■ Set problem
Write out each line that follows exactly as it stands, without the pictures.

■ Recorded data
....................

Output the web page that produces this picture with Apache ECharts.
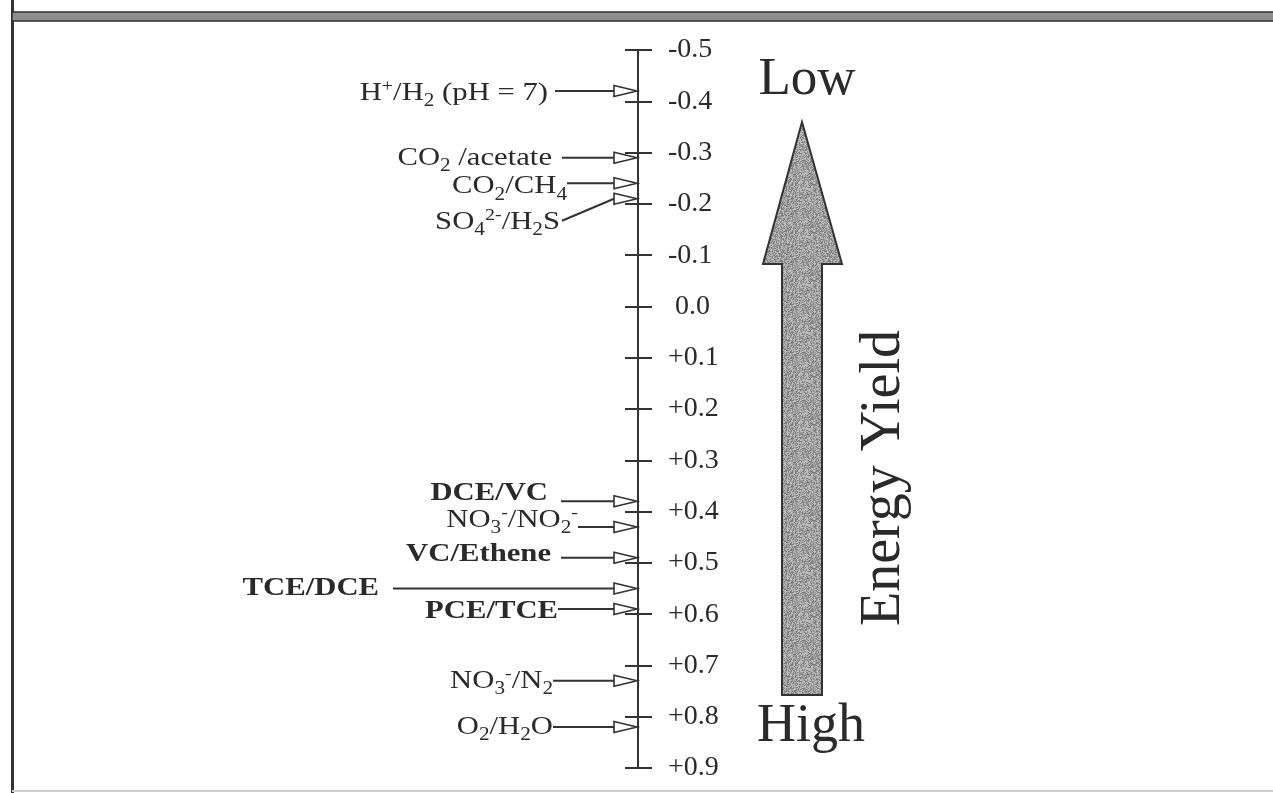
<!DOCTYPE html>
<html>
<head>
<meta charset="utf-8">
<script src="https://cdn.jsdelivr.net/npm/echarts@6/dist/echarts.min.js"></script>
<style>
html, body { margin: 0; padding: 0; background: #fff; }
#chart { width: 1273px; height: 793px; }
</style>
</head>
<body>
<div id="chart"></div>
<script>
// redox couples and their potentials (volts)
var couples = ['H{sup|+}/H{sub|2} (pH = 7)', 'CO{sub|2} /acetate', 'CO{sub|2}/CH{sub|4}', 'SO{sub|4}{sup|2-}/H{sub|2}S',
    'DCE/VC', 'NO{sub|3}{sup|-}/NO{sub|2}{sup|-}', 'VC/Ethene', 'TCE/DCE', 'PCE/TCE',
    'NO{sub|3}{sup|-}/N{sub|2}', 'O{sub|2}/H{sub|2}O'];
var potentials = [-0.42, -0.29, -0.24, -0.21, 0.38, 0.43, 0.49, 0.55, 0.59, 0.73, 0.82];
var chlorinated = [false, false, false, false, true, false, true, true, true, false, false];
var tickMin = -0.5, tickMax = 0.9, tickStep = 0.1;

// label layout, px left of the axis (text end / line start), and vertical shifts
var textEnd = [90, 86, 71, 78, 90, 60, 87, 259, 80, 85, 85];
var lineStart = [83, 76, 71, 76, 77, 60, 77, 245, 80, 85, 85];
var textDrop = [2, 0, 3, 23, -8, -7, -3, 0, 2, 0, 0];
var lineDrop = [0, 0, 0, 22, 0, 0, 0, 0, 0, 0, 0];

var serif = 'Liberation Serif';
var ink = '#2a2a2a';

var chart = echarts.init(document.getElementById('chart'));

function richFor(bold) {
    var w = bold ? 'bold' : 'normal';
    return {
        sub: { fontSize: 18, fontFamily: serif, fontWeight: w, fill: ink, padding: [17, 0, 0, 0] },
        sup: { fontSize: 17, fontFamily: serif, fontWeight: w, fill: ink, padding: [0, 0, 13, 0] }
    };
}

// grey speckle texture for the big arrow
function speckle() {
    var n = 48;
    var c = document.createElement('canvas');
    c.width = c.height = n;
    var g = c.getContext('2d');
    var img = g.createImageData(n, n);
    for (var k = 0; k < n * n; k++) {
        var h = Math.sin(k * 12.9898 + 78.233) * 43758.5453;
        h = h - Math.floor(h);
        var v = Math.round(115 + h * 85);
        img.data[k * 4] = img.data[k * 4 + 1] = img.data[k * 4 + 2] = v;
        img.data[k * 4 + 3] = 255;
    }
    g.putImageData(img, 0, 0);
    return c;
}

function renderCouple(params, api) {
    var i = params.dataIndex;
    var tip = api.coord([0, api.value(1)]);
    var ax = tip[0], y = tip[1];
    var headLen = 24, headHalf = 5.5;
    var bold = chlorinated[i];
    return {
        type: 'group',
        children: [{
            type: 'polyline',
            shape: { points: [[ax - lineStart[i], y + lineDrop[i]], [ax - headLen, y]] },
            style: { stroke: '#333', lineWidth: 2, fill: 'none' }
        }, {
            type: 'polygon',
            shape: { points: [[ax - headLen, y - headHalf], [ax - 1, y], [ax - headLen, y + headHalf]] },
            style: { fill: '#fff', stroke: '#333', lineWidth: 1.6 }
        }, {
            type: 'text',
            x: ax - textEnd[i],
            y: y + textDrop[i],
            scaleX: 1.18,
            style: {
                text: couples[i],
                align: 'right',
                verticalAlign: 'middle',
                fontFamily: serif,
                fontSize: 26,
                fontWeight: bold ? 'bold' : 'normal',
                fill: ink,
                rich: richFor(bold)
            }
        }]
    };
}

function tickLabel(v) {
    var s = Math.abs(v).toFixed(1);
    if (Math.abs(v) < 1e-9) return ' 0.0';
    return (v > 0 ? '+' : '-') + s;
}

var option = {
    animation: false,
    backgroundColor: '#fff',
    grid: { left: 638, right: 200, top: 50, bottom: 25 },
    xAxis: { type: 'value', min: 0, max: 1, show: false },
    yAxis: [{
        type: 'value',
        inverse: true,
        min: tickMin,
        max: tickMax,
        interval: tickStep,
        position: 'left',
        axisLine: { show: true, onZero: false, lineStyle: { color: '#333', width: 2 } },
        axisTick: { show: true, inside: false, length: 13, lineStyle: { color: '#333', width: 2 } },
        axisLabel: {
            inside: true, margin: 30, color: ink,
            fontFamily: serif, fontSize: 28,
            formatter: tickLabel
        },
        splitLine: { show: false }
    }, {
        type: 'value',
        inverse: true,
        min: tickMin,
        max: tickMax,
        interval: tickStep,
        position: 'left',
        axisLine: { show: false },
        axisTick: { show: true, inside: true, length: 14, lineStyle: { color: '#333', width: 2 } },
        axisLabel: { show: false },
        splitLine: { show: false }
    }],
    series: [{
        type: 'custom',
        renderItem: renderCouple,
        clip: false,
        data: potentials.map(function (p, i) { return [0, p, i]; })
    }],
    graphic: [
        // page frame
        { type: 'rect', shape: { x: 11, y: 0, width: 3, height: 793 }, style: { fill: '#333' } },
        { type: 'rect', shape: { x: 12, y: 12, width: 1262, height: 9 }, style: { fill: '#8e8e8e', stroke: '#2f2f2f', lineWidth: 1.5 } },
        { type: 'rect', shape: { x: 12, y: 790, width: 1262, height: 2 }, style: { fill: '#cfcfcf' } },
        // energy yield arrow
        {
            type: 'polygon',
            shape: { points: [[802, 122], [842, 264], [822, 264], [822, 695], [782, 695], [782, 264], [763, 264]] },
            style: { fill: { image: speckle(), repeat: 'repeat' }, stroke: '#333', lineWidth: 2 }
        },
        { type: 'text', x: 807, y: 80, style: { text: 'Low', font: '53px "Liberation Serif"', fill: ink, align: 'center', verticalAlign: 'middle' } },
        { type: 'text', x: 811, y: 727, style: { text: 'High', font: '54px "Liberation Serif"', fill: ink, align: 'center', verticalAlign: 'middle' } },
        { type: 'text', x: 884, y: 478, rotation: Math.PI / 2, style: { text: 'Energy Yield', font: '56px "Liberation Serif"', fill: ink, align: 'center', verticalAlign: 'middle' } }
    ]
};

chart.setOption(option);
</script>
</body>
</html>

....................

■ Correct response
Output the web page that produces this picture with Apache ECharts.
<!DOCTYPE html>
<html>
<head>
<meta charset="utf-8">
<script src="https://cdn.jsdelivr.net/npm/echarts@6/dist/echarts.min.js"></script>
<style>
html, body { margin: 0; padding: 0; background: #fff; }
#chart { width: 1273px; height: 793px; }
</style>
</head>
<body>
<div id="chart"></div>
<script>
// redox couples and their potentials (volts)
var couples = ['H{sup|+}/H{sub|2} (pH = 7)', 'CO{sub|2} /acetate', 'CO{sub|2}/CH{sub|4}', 'SO{sub|4}{sup|2-}/H{sub|2}S',
    'DCE/VC', 'NO{sub|3}{sup|-}/NO{sub|2}{sup|-}', 'VC/Ethene', 'TCE/DCE', 'PCE/TCE',
    'NO{sub|3}{sup|-}/N{sub|2}', 'O{sub|2}/H{sub|2}O'];
var potentials = [-0.42, -0.29, -0.24, -0.21, 0.38, 0.43, 0.49, 0.55, 0.59, 0.73, 0.82];
var chlorinated = [false, false, false, false, true, false, true, true, true, false, false];
var tickMin = -0.5, tickMax = 0.9, tickStep = 0.1;

// label layout, px left of the axis (text end / line start), and vertical shifts
var textEnd = [90, 86, 71, 78, 90, 60, 87, 259, 80, 85, 85];
var lineStart = [83, 76, 71, 76, 77, 60, 77, 245, 80, 85, 85];
var textDrop = [2, 0, 3, 23, -8, -7, -3, 0, 2, 0, 0];
var lineDrop = [0, 0, 0, 22, 0, 0, 0, 0, 0, 0, 0];

var serif = 'Liberation Serif';
var ink = '#2a2a2a';

var chart = echarts.init(document.getElementById('chart'));

function richFor(bold) {
    var w = bold ? 'bold' : 'normal';
    return {
        sub: { fontSize: 18, fontFamily: serif, fontWeight: w, fill: ink, padding: [17, 0, 0, 0] },
        sup: { fontSize: 17, fontFamily: serif, fontWeight: w, fill: ink, padding: [0, 0, 13, 0] }
    };
}

// grey speckle texture for the big arrow
function speckle() {
    var n = 48;
    var c = document.createElement('canvas');
    c.width = c.height = n;
    var g = c.getContext('2d');
    var img = g.createImageData(n, n);
    for (var k = 0; k < n * n; k++) {
        var h = Math.sin(k * 12.9898 + 78.233) * 43758.5453;
        h = h - Math.floor(h);
        var v = Math.round(115 + h * 85);
        img.data[k * 4] = img.data[k * 4 + 1] = img.data[k * 4 + 2] = v;
        img.data[k * 4 + 3] = 255;
    }
    g.putImageData(img, 0, 0);
    return c;
}

function renderCouple(params, api) {
    var i = params.dataIndex;
    var tip = api.coord([0, api.value(1)]);
    var ax = tip[0], y = tip[1];
    var headLen = 24, headHalf = 5.5;
    var bold = chlorinated[i];
    return {
        type: 'group',
        children: [{
            type: 'polyline',
            shape: { points: [[ax - lineStart[i], y + lineDrop[i]], [ax - headLen, y]] },
            style: { stroke: '#333', lineWidth: 2, fill: 'none' }
        }, {
            type: 'polygon',
            shape: { points: [[ax - headLen, y - headHalf], [ax - 1, y], [ax - headLen, y + headHalf]] },
            style: { fill: '#fff', stroke: '#333', lineWidth: 1.6 }
        }, {
            type: 'text',
            x: ax - textEnd[i],
            y: y + textDrop[i],
            scaleX: 1.18,
            style: {
                text: couples[i],
                align: 'right',
                verticalAlign: 'middle',
                fontFamily: serif,
                fontSize: 26,
                fontWeight: bold ? 'bold' : 'normal',
                fill: ink,
                rich: richFor(bold)
            }
        }]
    };
}

function tickLabel(v) {
    var s = Math.abs(v).toFixed(1);
    if (Math.abs(v) < 1e-9) return ' 0.0';
    return (v > 0 ? '+' : '-') + s;
}

var option = {
    animation: false,
    backgroundColor: '#fff',
    grid: { left: 638, right: 200, top: 50, bottom: 25 },
    xAxis: { type: 'value', min: 0, max: 1, show: false },
    yAxis: [{
        type: 'value',
        inverse: true,
        min: tickMin,
        max: tickMax,
        interval: tickStep,
        position: 'left',
        axisLine: { show: true, onZero: false, lineStyle: { color: '#333', width: 2 } },
        axisTick: { show: true, inside: false, length: 13, lineStyle: { color: '#333', width: 2 } },
        axisLabel: {
            inside: true, margin: 30, color: ink,
            fontFamily: serif, fontSize: 28,
            formatter: tickLabel
        },
        splitLine: { show: false }
    }, {
        type: 'value',
        inverse: true,
        min: tickMin,
        max: tickMax,
        interval: tickStep,
        position: 'left',
        axisLine: { show: false },
        axisTick: { show: true, inside: true, length: 14, lineStyle: { color: '#333', width: 2 } },
        axisLabel: { show: false },
        splitLine: { show: false }
    }],
    series: [{
        type: 'custom',
        renderItem: renderCouple,
        clip: false,
        data: potentials.map(function (p, i) { return [0, p, i]; })
    }],
    graphic: [
        // page frame
        { type: 'rect', shape: { x: 11, y: 0, width: 3, height: 793 }, style: { fill: '#333' } },
        { type: 'rect', shape: { x: 12, y: 12, width: 1262, height: 9 }, style: { fill: '#8e8e8e', stroke: '#2f2f2f', lineWidth: 1.5 } },
        { type: 'rect', shape: { x: 12, y: 790, width: 1262, height: 2 }, style: { fill: '#cfcfcf' } },
        // energy yield arrow
        {
            type: 'polygon',
            shape: { points: [[802, 122], [842, 264], [822, 264], [822, 695], [782, 695], [782, 264], [763, 264]] },
            style: { fill: { image: speckle(), repeat: 'repeat' }, stroke: '#333', lineWidth: 2 }
        },
        { type: 'text', x: 807, y: 80, style: { text: 'Low', font: '53px "Liberation Serif"', fill: ink, align: 'center', verticalAlign: 'middle' } },
        { type: 'text', x: 811, y: 727, style: { text: 'High', font: '54px "Liberation Serif"', fill: ink, align: 'center', verticalAlign: 'middle' } },
        { type: 'text', x: 884, y: 478, rotation: Math.PI / 2, style: { text: 'Energy Yield', font: '56px "Liberation Serif"', fill: ink, align: 'center', verticalAlign: 'middle' } }
    ]
};

chart.setOption(option);
</script>
</body>
</html>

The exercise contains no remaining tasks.